Precisamos destacar uma premissa importante: o especismo que faz com que a humanidade se assuma como espécie superior aos outros animais, colocando-se na posição de ter mais direitos por suas características sencientes. Dessa forma, o consumo de animais pelos humanos, diferente de outras espécies (que são carnívoras), existe mais em função do desejo de consumo, tradição e herança cultural etc. do que em função de reais necessidades nutricionais. Há poucas análises críticas sobre esse consumo atualmente, em que o desenvolvimento das forças produtivas já alcançou um nível em que poderíamos descartar esse recurso como fonte de alimentação. Ressalta-se ainda que a maioria dos animais têm sistema nervoso e diversos níveis de senciência. A matança, inevitavelmente, acaba gerando muito sofrimento para eles e para os humanos, mesmo que nós apenas os objetifiquemos como “alimento” sem levar em consideração as suas vidas.

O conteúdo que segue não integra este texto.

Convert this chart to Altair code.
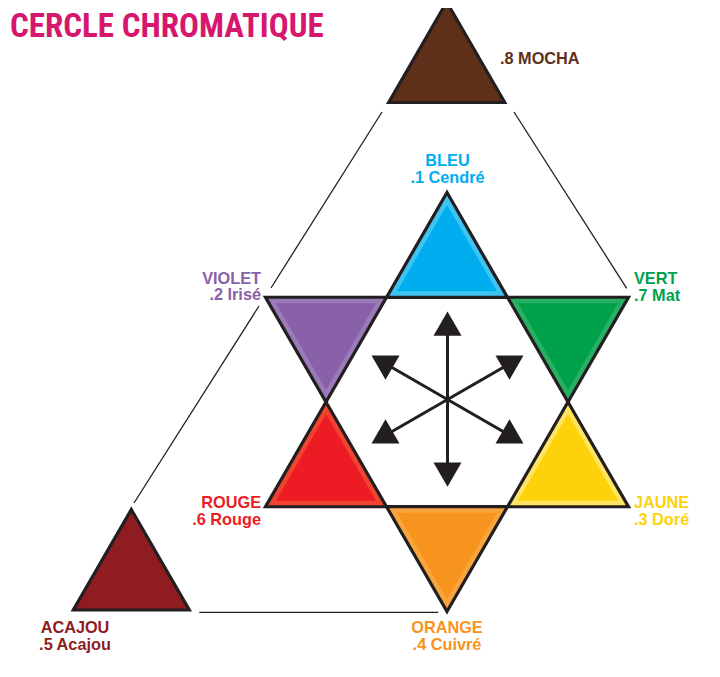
import altair as alt
import pandas as pd

TITLE = "CERCLE CHROMATIQUE"

# colour families of the wheel
names = ["BLEU", "VIOLET", "VERT", "ROUGE", "JAUNE", "ORANGE", "MOCHA", "ACAJOU"]
codes = [".1 Cendré", ".2 Irisé", ".7 Mat", ".6 Rouge", ".3 Doré", ".4 Cuivré", ".8 MOCHA", ".5 Acajou"]
core_col = ["#00aeef", "#8961a9", "#00a14b", "#ed1c24", "#fdd20a", "#f7941d", "#5e301a", "#8e1c20"]
band_col = ["#3ec3f2", "#9b7ab9", "#27b064", "#f04430", "#ffe461", "#f9a53d", "#5e301a", "#8e1c20"]
text_col = ["#00aeef", "#8961a9", "#00a14b", "#ed1c24", "#fdd20a", "#f7941d", "#5e301a", "#8e1c20"]
pointing = ["up", "down", "down", "up", "up", "down", "up", "up"]
banded = [1, 1, 1, 1, 1, 1, 0, 0]

# diagram coordinates (triangle centroids) and triangle side
tri_x = [447, 326, 568, 326, 568, 447, 446.7, 131.3]
tri_y = [262.4, 332.2, 332.2, 471.8, 471.8, 541.6, 69, 576.5]
tri_side = [121, 121, 121, 121, 121, 121, 116, 116]

# label anchors
label_x = [447.5, 261, 634, 261, 634, 447, 500, 75]
label_y = [166, 283.5, 284, 508.3, 508.3, 633, 64, 633]
label_align = ["center", "right", "left", "right", "left", "center", "left", "center"]

# central arrows
arrow_cx, arrow_cy = 447.5, 399.5
arrow_x = [447.5, 509.5, 385.5, 385.5, 447.5, 509.5]
arrow_y = [327.7, 363.7, 363.7, 435.3, 470.7, 435.3]
arrow_head = ["up", "down", "down", "up", "down", "up"]

# thin connecting lines
seg_x1 = [382, 259, 514, 199.3]
seg_y1 = [112, 306, 112, 612.3]
seg_x2 = [271, 134, 626.7, 438.3]
seg_y2 = [288, 503, 288.3, 612.3]

UP = "M0,-1.1547L1,0.5774L-1,0.5774Z"
DOWN = "M0,1.1547L1,-0.5774L-1,-0.5774Z"

tri = pd.DataFrame({
    "name": names, "core": core_col, "band": band_col, "dir": pointing,
    "banded": banded, "x": tri_x, "y": tri_y, "side": tri_side,
})
tri["outer_size"] = tri["side"] ** 2
tri["inner_size"] = (tri["side"] - 21) ** 2

rows = []
for i in range(len(names)):
    if names[i] == "MOCHA":
        rows.append({"t": codes[i], "x": label_x[i], "y": label_y[i], "a": label_align[i], "c": text_col[i]})
    else:
        rows.append({"t": names[i], "x": label_x[i], "y": label_y[i], "a": label_align[i], "c": text_col[i]})
        rows.append({"t": codes[i], "x": label_x[i], "y": label_y[i] + 16.5, "a": label_align[i], "c": text_col[i]})
labels = pd.DataFrame(rows)

arrows = pd.DataFrame({"x": arrow_x, "y": arrow_y, "dir": arrow_head,
                       "x0": [arrow_cx] * 6, "y0": [arrow_cy] * 6})
segs = pd.DataFrame({"x": seg_x1, "y": seg_y1, "x2": seg_x2, "y2": seg_y2})
title_df = pd.DataFrame({"t": [TITLE], "x": [10], "y": [37.3]})

X = alt.X("x:Q", scale=alt.Scale(domain=[8, 712]), axis=None)
Y = alt.Y("y:Q", scale=alt.Scale(domain=[669, 8]), axis=None)
shape_scale = alt.Scale(domain=["up", "down"], range=[UP, DOWN])

lines = alt.Chart(segs).mark_rule(color="#231f20", strokeWidth=1.3).encode(
    x=X, y=Y, x2="x2:Q", y2="y2:Q")

outer = alt.Chart(tri).mark_point(filled=True, opacity=1, fillOpacity=1,
                                  stroke="#231f20", strokeWidth=3.2,
                                  strokeOpacity=1).encode(
    x=X, y=Y,
    shape=alt.Shape("dir:N", scale=shape_scale, legend=None),
    size=alt.Size("outer_size:Q", scale=None),
    fill=alt.Fill("band:N", scale=None),
)

inner = alt.Chart(tri).transform_filter("datum.banded == 1").mark_point(
    filled=True, opacity=1, fillOpacity=1, strokeWidth=0).encode(
    x=X, y=Y,
    shape=alt.Shape("dir:N", scale=shape_scale, legend=None),
    size=alt.Size("inner_size:Q", scale=None),
    fill=alt.Fill("core:N", scale=None),
)

shafts = alt.Chart(arrows).mark_rule(color="#231f20", strokeWidth=3).encode(
    x=alt.X("x0:Q", scale=alt.Scale(domain=[8, 712]), axis=None),
    y=alt.Y("y0:Q", scale=alt.Scale(domain=[669, 8]), axis=None),
    x2="x:Q", y2="y:Q")

heads = alt.Chart(arrows).mark_point(filled=True, opacity=1, fillOpacity=1,
                                     strokeWidth=0, color="#231f20").encode(
    x=X, y=Y,
    shape=alt.Shape("dir:N", scale=shape_scale, legend=None),
    size=alt.value(784),
)

text_layers = []
for al in ["left", "center", "right"]:
    text_layers.append(
        alt.Chart(labels).transform_filter(f"datum.a == '{al}'").mark_text(
            font="Liberation Sans", fontWeight="bold", fontSize=16.3,
            baseline="alphabetic", align=al).encode(
            x=X, y=Y, text="t:N",
            color=alt.Color("c:N", scale=None),
        )
    )

title = alt.Chart(title_df).mark_text(
    font="'Roboto Condensed', 'DejaVu Sans Condensed', Roboto",
    fontWeight="bold", fontSize=33, align="left", baseline="alphabetic",
    color="#d5176e").encode(x=X, y=Y, text="t:N")

chart = alt.layer(lines, outer, inner, shafts, heads, *text_layers, title).properties(
    width=704, height=661, padding=0, autosize="none"
).configure_view(stroke=None)

chart.save("out.html", embed_options={"renderer": "svg", "actions": False})
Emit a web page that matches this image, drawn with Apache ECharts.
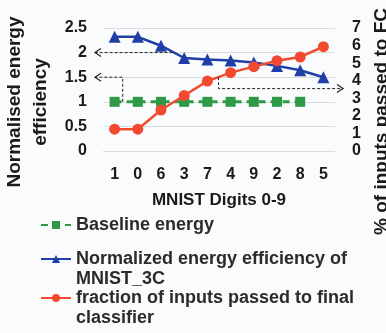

Logo, assumir uma posição política de combate ao consumo de carne (e derivados), ainda que seja uma posição individualista e, portanto, limitada, significa romper com certo status quo sobre as nossas relações sociais com os outros animais. Ainda que a dieta vegetariana/vegana não supere o sistema do capital em si, ela é uma necessidade para lidar com as contradições desse sistema e útil para discutir com a classe trabalhadora os malefícios ecológicos do mercado da matança animal.